Sindrome di Stoccolma: un legame paradossale

SINDROME DI STOCCOLMA: UN LEGAME PARADOSSALE

Che cos’è la sindrome di Stoccolma? C’è chi l’ha conosciuta guardando un film, chi ne ha sentito di sfuggita il nome al telegiornale e chi l’ha cantata a squarciagola nel brano del suo artista preferito, eppure quasi tutti ne ignorano le origini e la vera natura. Si tratta di un fenomeno psicologico che emerge in alcune vittime di situazioni estreme come rapimenti o sequestri prolungati e comporta lo sviluppo di sentimenti positivi nei confronti del proprio aguzzino. Per la sua natura affascinante e al tempo stesso enigmatica, negli ultimi anni, questo legame insolito e paradossale ha attirato particolare attenzione nei media. 
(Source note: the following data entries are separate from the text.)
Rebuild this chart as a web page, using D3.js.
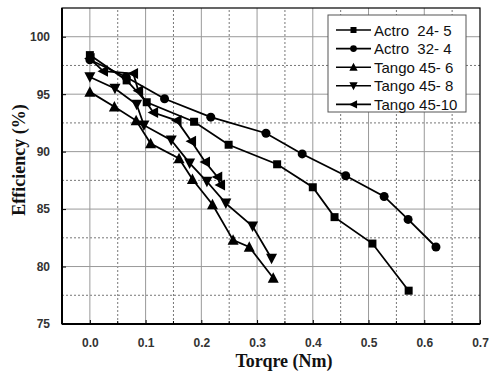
<!DOCTYPE html>
<html>
<head>
<meta charset="utf-8">
<script src="https://cdn.jsdelivr.net/npm/d3@7"></script>
<style>
  body { margin: 0; background: #fff; }
  .tick-label { font-family: "Liberation Sans", Arial, sans-serif; font-size: 12px; font-weight: bold; fill: #333; }
  .axis-title { font-family: "Liberation Serif", "Times New Roman", serif; font-size: 18px; font-weight: bold; fill: #111; }
  .legend-text { font-family: "Liberation Sans", Arial, sans-serif; font-size: 15px; fill: #111; }
</style>
</head>
<body>
<div id="chart"></div>
<script>
const seriesNames = ["Actro  24- 5", "Actro  32- 4", "Tango 45- 6", "Tango 45- 8", "Tango 45-10"];
const markers = ["square", "circle", "up", "down", "left"];

const actro245X = [0, 0.066, 0.102, 0.187, 0.249, 0.336, 0.4, 0.439, 0.507, 0.572];
const actro245Y = [98.4, 96.2, 94.3, 92.6, 90.6, 88.9, 86.9, 84.3, 82.0, 77.9];

const actro324X = [0, 0.065, 0.134, 0.217, 0.316, 0.381, 0.459, 0.528, 0.571, 0.621];
const actro324Y = [98.0, 96.5, 94.6, 93.0, 91.6, 89.8, 87.9, 86.1, 84.1, 81.7];

const tango456X = [0, 0.044, 0.083, 0.109, 0.16, 0.184, 0.22, 0.257, 0.286, 0.329];
const tango456Y = [95.2, 93.9, 92.7, 90.7, 89.4, 87.6, 85.4, 82.3, 81.7, 79.0];

const tango458X = [0, 0.045, 0.084, 0.097, 0.146, 0.179, 0.21, 0.244, 0.292, 0.326];
const tango458Y = [96.5, 95.5, 94.1, 92.3, 91.0, 89.0, 87.4, 85.5, 83.5, 80.7];

const tango4510X = [0, 0.024, 0.078, 0.087, 0.114, 0.156, 0.182, 0.207, 0.229, 0.234];
const tango4510Y = [98.1, 97.0, 96.8, 95.3, 93.4, 92.7, 90.9, 89.1, 87.8, 87.1];

const xTicks = [0.0, 0.1, 0.2, 0.3, 0.4, 0.5, 0.6, 0.7];
const yTicks = [75, 80, 85, 90, 95, 100];

const seriesX = [actro245X, actro324X, tango456X, tango458X, tango4510X];
const seriesY = [actro245Y, actro324Y, tango456Y, tango458Y, tango4510Y];

const width = 490, height = 375;
const margin = { left: 62, right: 10, top: 8, bottom: 51 };

const svg = d3.select("#chart").append("svg").attr("width", width).attr("height", height);

const x = d3.scaleLinear().domain([-0.05, 0.7]).range([margin.left, width - margin.right]);
const y = d3.scaleLinear().domain([75, 102.5]).range([height - margin.bottom, margin.top]);

// grid: minor dotted, major solid
const minorX = d3.range(-0.05, 0.7, 0.1).map((v) => +v.toFixed(2)).filter((v) => v > -0.05);
const minorY = d3.range(77.5, 102.5, 5);

svg.append("g").selectAll("line").data(minorX).join("line")
  .attr("x1", (d) => x(d)).attr("x2", (d) => x(d))
  .attr("y1", y(75)).attr("y2", y(102.5))
  .attr("stroke", "#777").attr("stroke-dasharray", "2,2");
svg.append("g").selectAll("line").data(minorY).join("line")
  .attr("y1", (d) => y(d)).attr("y2", (d) => y(d))
  .attr("x1", x(-0.05)).attr("x2", x(0.7))
  .attr("stroke", "#777").attr("stroke-dasharray", "2,2");
svg.append("g").selectAll("line").data(xTicks.slice(0, -1)).join("line")
  .attr("x1", (d) => x(d)).attr("x2", (d) => x(d))
  .attr("y1", y(75)).attr("y2", y(102.5))
  .attr("stroke", "#999");
svg.append("g").selectAll("line").data(yTicks.slice(1)).join("line")
  .attr("y1", (d) => y(d)).attr("y2", (d) => y(d))
  .attr("x1", x(-0.05)).attr("x2", x(0.7))
  .attr("stroke", "#999");

// axes with inward ticks
const xAxis = svg.append("g").attr("transform", `translate(0,${y(75)})`)
  .call(d3.axisBottom(x).tickValues(xTicks).tickSize(-4).tickPadding(14).tickFormat(d3.format(".1f")));
const yAxis = svg.append("g").attr("transform", `translate(${x(-0.05)},0)`)
  .call(d3.axisLeft(y).tickValues(yTicks).tickSize(-4).tickPadding(12).tickFormat(d3.format("d")));
[xAxis, yAxis].forEach((a) => {
  a.select(".domain").remove();
  a.selectAll("text").attr("class", "tick-label").attr("fill", null);
  a.selectAll("line").attr("stroke", "#000");
});
svg.append("g").selectAll("line").data(minorX).join("line")
  .attr("x1", (d) => x(d)).attr("x2", (d) => x(d))
  .attr("y1", y(75)).attr("y2", y(75) - 3).attr("stroke", "#000");

// frame
svg.append("rect")
  .attr("x", x(-0.05)).attr("y", y(102.5))
  .attr("width", x(0.7) - x(-0.05)).attr("height", y(75) - y(102.5))
  .attr("fill", "none").attr("stroke", "#000").attr("stroke-width", 1.2);
svg.append("line").attr("x1", x(-0.05)).attr("x2", x(0.7)).attr("y1", y(75)).attr("y2", y(75))
  .attr("stroke", "#000").attr("stroke-width", 2);
svg.append("line").attr("x1", x(-0.05)).attr("x2", x(-0.05)).attr("y1", y(75)).attr("y2", y(102.5))
  .attr("stroke", "#000").attr("stroke-width", 2);

function markerPath(type, s) {
  if (type === "square") return d3.symbol(d3.symbolSquare, s * s)();
  if (type === "circle") return d3.symbol(d3.symbolCircle, 3.14 * (s / 2) * (s / 2))();
  const h = s * 0.95, w = s * 1.1;
  if (type === "up") return `M0,${-h / 2 - 1}L${w / 2},${h / 2}L${-w / 2},${h / 2}Z`;
  if (type === "down") return `M0,${h / 2 + 1}L${w / 2},${-h / 2}L${-w / 2},${-h / 2}Z`;
  return `M${-h / 2 - 1},0L${h / 2},${-w / 2}L${h / 2},${w / 2}Z`;
}
const markerSize = { square: 8, circle: 9, up: 10, down: 10, left: 10 };

const line = d3.line().x((d) => x(d[0])).y((d) => y(d[1]));

seriesNames.forEach((name, i) => {
  const pts = seriesX[i].map((v, j) => [v, seriesY[i][j]]);
  const g = svg.append("g");
  g.append("path").datum(pts).attr("d", line)
    .attr("fill", "none").attr("stroke", "#000").attr("stroke-width", 1.8);
  g.selectAll("path.m").data(pts).join("path").attr("class", "m")
    .attr("transform", (d) => `translate(${x(d[0])},${y(d[1])})`)
    .attr("d", markerPath(markers[i], markerSize[markers[i]]))
    .attr("fill", "#000");
});

// legend
const lg = svg.append("g");
lg.append("rect").attr("x", 328).attr("y", 15).attr("width", 138).attr("height", 97)
  .attr("fill", "#fff").attr("stroke", "#555").attr("stroke-width", 1);
seriesNames.forEach((name, i) => {
  const yy = 30 + i * 18.6;
  lg.append("line").attr("x1", 336).attr("x2", 371).attr("y1", yy).attr("y2", yy)
    .attr("stroke", "#000").attr("stroke-width", 1.6);
  lg.append("path").attr("transform", `translate(353.5,${yy})`)
    .attr("d", markerPath(markers[i], markerSize[markers[i]] * 0.75)).attr("fill", "#000");
  lg.append("text").attr("class", "legend-text").attr("x", 374).attr("y", yy + 5.5)
    .style("white-space", "pre").attr("xml:space", "preserve").text(name);
});

// axis titles
svg.append("text").attr("class", "axis-title").attr("text-anchor", "middle")
  .attr("x", 284).attr("y", 367).text("Torqre (Nm)");
svg.append("text").attr("class", "axis-title").attr("text-anchor", "middle")
  .attr("transform", `translate(25,160) rotate(-90)`).text("Efficiency (%)");
</script>
</body>
</html>
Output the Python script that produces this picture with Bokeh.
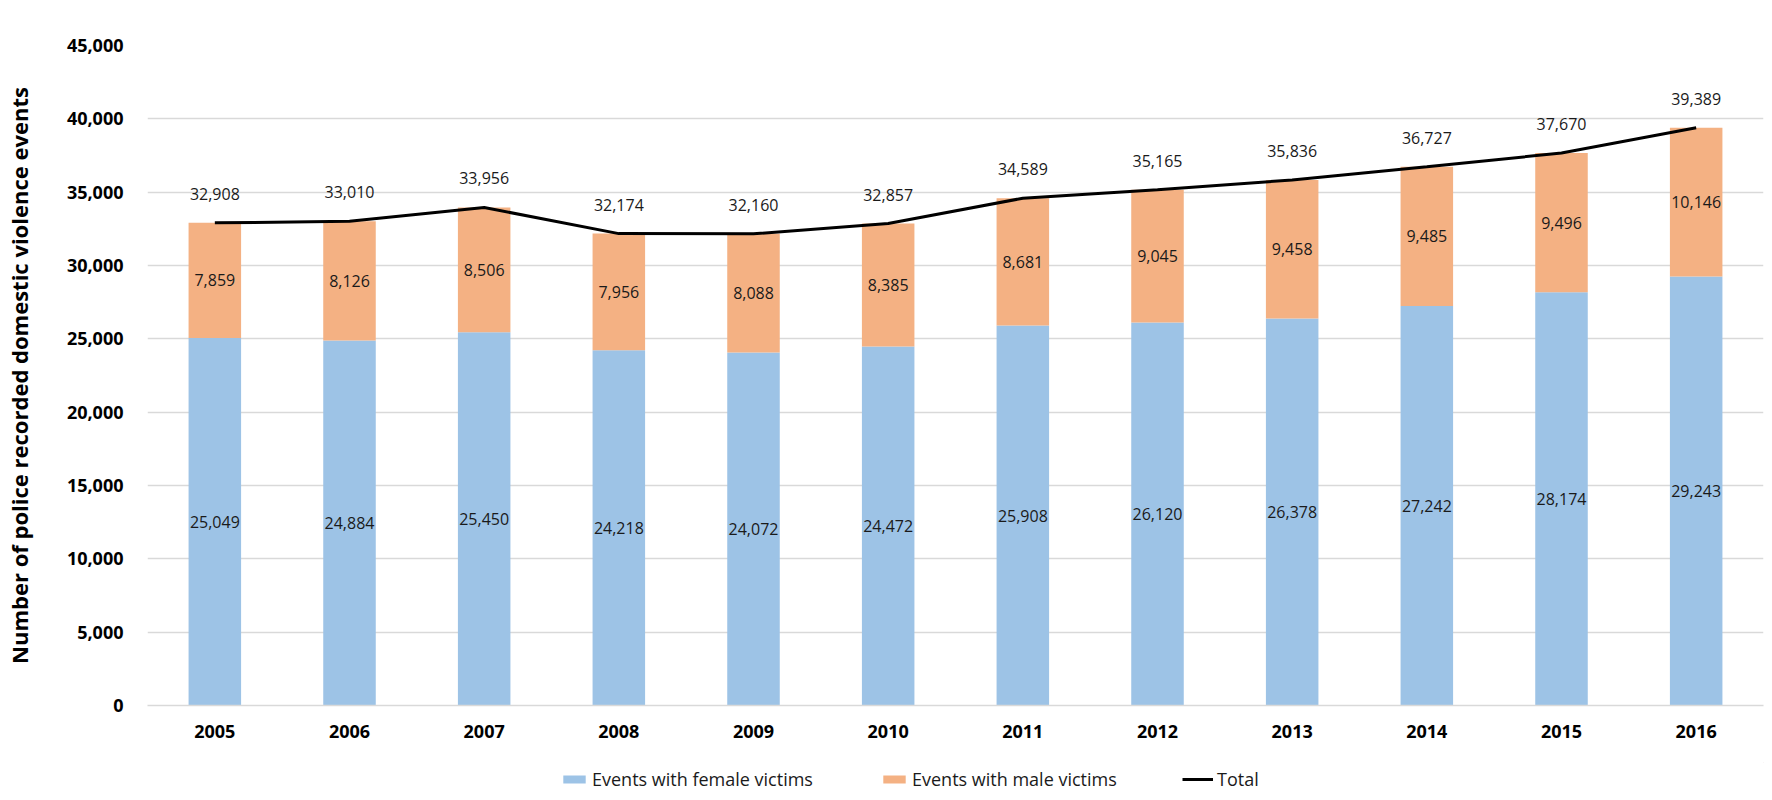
from bokeh.plotting import figure
from bokeh.layouts import column
from bokeh.models import (ColumnDataSource, FactorRange, Range1d, SingleIntervalTicker,
                          NumeralTickFormatter, Legend, LegendItem)
from bokeh.core.properties import value
from bokeh.embed import file_html
from bokeh.resources import INLINE

years = ["2005", "2006", "2007", "2008", "2009", "2010", "2011", "2012", "2013", "2014", "2015", "2016"]
female = [25049, 24884, 25450, 24218, 24072, 24472, 25908, 26120, 26378, 27242, 28174, 29243]
male = [7859, 8126, 8506, 7956, 8088, 8385, 8681, 9045, 9458, 9485, 9496, 10146]
total = [32908, 33010, 33956, 32174, 32160, 32857, 34589, 35165, 35836, 36727, 37670, 39389]
series_names = ["Events with female victims", "Events with male victims", "Total"]
y_label = "Number of police recorded domestic violence events"

FONT = "Open Sans"
BLUE = "#9DC3E6"
ORANGE = "#F4B183"
W = 1764

src = ColumnDataSource(dict(
    year=years,
    female=female,
    male=male,
    total=total,
    female_mid=[f / 2 for f in female],
    male_mid=[f + m / 2 for f, m in zip(female, male)],
    female_lbl=[f"{v:,}" for v in female],
    male_lbl=[f"{v:,}" for v in male],
    total_lbl=[f"{v:,}" for v in total],
))

p = figure(width=W, height=762, x_range=FactorRange(*years), y_range=Range1d(0, 45000),
           output_backend="svg", toolbar_location=None,
           min_border_left=143, min_border_right=1, min_border_top=45, min_border_bottom=57)
p.outline_line_color = None
p.background_fill_color = "white"
p.border_fill_color = "white"

bars = p.vbar_stack(["female", "male"], x="year", width=0.39, source=src,
                    color=[BLUE, ORANGE], line_color=None)
line = p.line(x="year", y="total", source=src, line_color="black", line_width=3)

txt = dict(source=src, text_font=value(FONT), text_font_size="16px", text_color="#1a1a1a",
           text_align="center", text_baseline="middle")
p.text(x="year", y="female_mid", text="female_lbl", **txt)
p.text(x="year", y="male_mid", text="male_lbl", **txt)
p.text(x="year", y="total", text="total_lbl", y_offset=-29, **txt)

# axes
p.yaxis.ticker = SingleIntervalTicker(interval=5000)
p.yaxis.formatter = NumeralTickFormatter(format="0,0")
p.yaxis.axis_line_color = None
p.yaxis.major_tick_line_color = None
p.yaxis.minor_tick_line_color = None
p.yaxis.major_label_text_font = FONT
p.yaxis.major_label_text_font_style = "bold"
p.yaxis.major_label_text_font_size = "18px"
p.yaxis.major_label_text_color = "black"
p.yaxis.major_label_standoff = 18
p.yaxis.axis_label = y_label
p.yaxis.axis_label_text_font = FONT
p.yaxis.axis_label_text_font_style = "bold"
p.yaxis.axis_label_text_font_size = "22px"
p.yaxis.axis_label_text_color = "black"
p.yaxis.axis_label_standoff = 30

p.xaxis.axis_line_color = "#D9D9D9"
p.xaxis.axis_line_width = 1.5
p.xaxis.major_tick_line_color = None
p.xaxis.minor_tick_line_color = None
p.xaxis.major_label_text_font = FONT
p.xaxis.major_label_text_font_style = "bold"
p.xaxis.major_label_text_font_size = "18px"
p.xaxis.major_label_text_color = "black"
p.xaxis.major_label_standoff = 13

p.xgrid.grid_line_color = None
p.ygrid.grid_line_color = "#D9D9D9"
p.ygrid.grid_line_width = 1.5

# legend strip below the chart (its frame lines up with the chart's frame)
lf = figure(width=W, height=34, x_range=Range1d(0, 1), y_range=Range1d(0, 1),
            x_axis_type=None, y_axis_type=None, output_backend="svg", toolbar_location=None,
            min_border=0)
lf.outline_line_color = None
lf.grid.visible = False
lf.background_fill_color = "white"
lf.border_fill_color = "white"
# legend-only renderers placed outside the visible range
r_f = lf.vbar(x=[5], top=[5], bottom=[4], width=0.1, color=BLUE, line_color=None)
r_m = lf.vbar(x=[5], top=[5], bottom=[4], width=0.1, color=ORANGE, line_color=None)
r_t = lf.line(x=[5, 6], y=[5, 5], line_color="black", line_width=3)

def add_legend(label, renderer, x, gw):
    lg = Legend(items=[LegendItem(label=label, renderers=[renderer])],
                location=(x, 5), orientation="horizontal",
                padding=0, margin=0, border_line_color=None, background_fill_alpha=0,
                glyph_width=gw, glyph_height=10, label_standoff=4,
                label_text_font=FONT, label_text_font_size="18px", label_text_color="#1a1a1a")
    lf.add_layout(lg, "center")

FRAME_LEFT = 150
add_legend(series_names[0], r_f, 563 - FRAME_LEFT, 28)
add_legend(series_names[1], r_m, 883 - FRAME_LEFT, 28)
add_legend(series_names[2], r_t, 1185 - FRAME_LEFT, 31)

layout = column(p, lf, spacing=0)
open("out.html", "w").write(file_html(layout, INLINE))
Sindrome di Stoccolma: l’origine del nome

La sindrome di Stoccolma deve il suo nome allo psichiatra e criminologo svedese Nils Bejerot, che lo coniò a seguito di un avvenimento storico accaduto nel 1973 proprio a Stoccolma, dove per 131 ore consecutive, dal 23 al 28 agosto, due rapinatori mantennero sotto sequestro quattro impiegati della Sveriges Kreditbanken all’interno della camera di sicurezza. La cosa curiosa è che, durante il sequestro, le vittime svilupparono un legame emotivo nei confronti dei propri sequestratori, che li spinse in seguito a rifiutarsi di testimoniare contro di loro e, in alcuni casi, a schierarsi apertamente a loro favore. Nonostante la loro vita fosse stata messa a repentaglio per quasi 6 giorni, a seguito delle interviste psicologiche, si scoprì che gli ostaggi avessero temuto più la polizia dei rapitori stessi.

Le caratteristiche principali

Con un’incidenza dell’8% tra le vittime di sequestri secondo una statistica realizzata dall’FBI nel 1999, la sindrome di Stoccolma si manifesta nelle sue vittime attraverso una serie di caratteristiche comuni:

  1. Lo sviluppo di sentimenti, emozioni, fantasie e pensieri positivi verso il sequestratore, tra cui fiducia, simpatia, o perfino innamoramento;
  2. L’ostilità nei confronti delle forze dell’ordine o di chiunque offra un aiuto: spesso la vittima può opporsi attivamente al soccorso o rifiutarsi di collaborare con le autorità;
  3. L’assenza di una conoscenza pregressa tra sequestratore e vittima: la relazione si sviluppa esclusivamente nel contesto traumatico.

Sindrome di Stoccolma: le criticità del fenomeno

In assenza di un riconoscimento ufficiale della sindrome di Stoccolma all’interno del manuale diagnostico e statistico dei disturbi mentali DSM-V o nei manuali di psicologia e psicopatologia, molti ritengono che il termine “sindrome” sia improprio per definire questo fenomeno. Infatti, nonostante sia molto chiacchierata nei media e nella narrativa popolare, la sindrome di Stoccolma non è riconosciuta ufficialmente come categoria diagnostica per una serie di motivazioni:

  1. È difficile stabilire criteri diagnostici univoci;
  2. Non esistono studi scientifici sufficientemente solidi per definirla come una patologia a sé stante;
  3. È considerata più un fenomeno situazionale che una vera e propria sindrome clinica.

I casi celebri

Oltre all’episodio di Stoccolma che le ha donato il nome, esistono una serie di altri casi divenuti celebri negli anni. Tra le vittime della sindrome, ricordiamo Patricia Hearst, l’erede di una ricca famiglia americana, che fu rapita nel 1974 dall’Esercito di Liberazione Simbionese (SLA). Dopo settimane di prigionia, non solo si unì ai suoi sequestratori, ma partecipò attivamente a una rapina in banca con loro. Un altro caso che vale sicuramente la pena menzionare è quello di Natascha Kampusch, che fu rapita a soli 10 anni dall’austriaco Wolfgang Přiklopil e visse in prigionia per otto anni. Dopo la fuga, mostrò atteggiamenti di compassione verso il suo rapitore, arrivando dapprima a dichiarare che sentiva la sua morte come una perdita e in un secondo momento a commettere il suicidio. Più recente e dibattuto in Italia è sicuramente quanto avvenuto in Kenya a Silvia Romano, la cooperante italiana rapita da Al-Shabaab e liberata dopo 18 mesi. Al ritorno in Italia, il suo atteggiamento sereno e la conversione all’islam hanno suscitato dibattiti sulla Sindrome di Stoccolma. Tuttavia, la sua conversione potrebbe essere stata una strategia di sopravvivenza più che un vero attaccamento psicologico.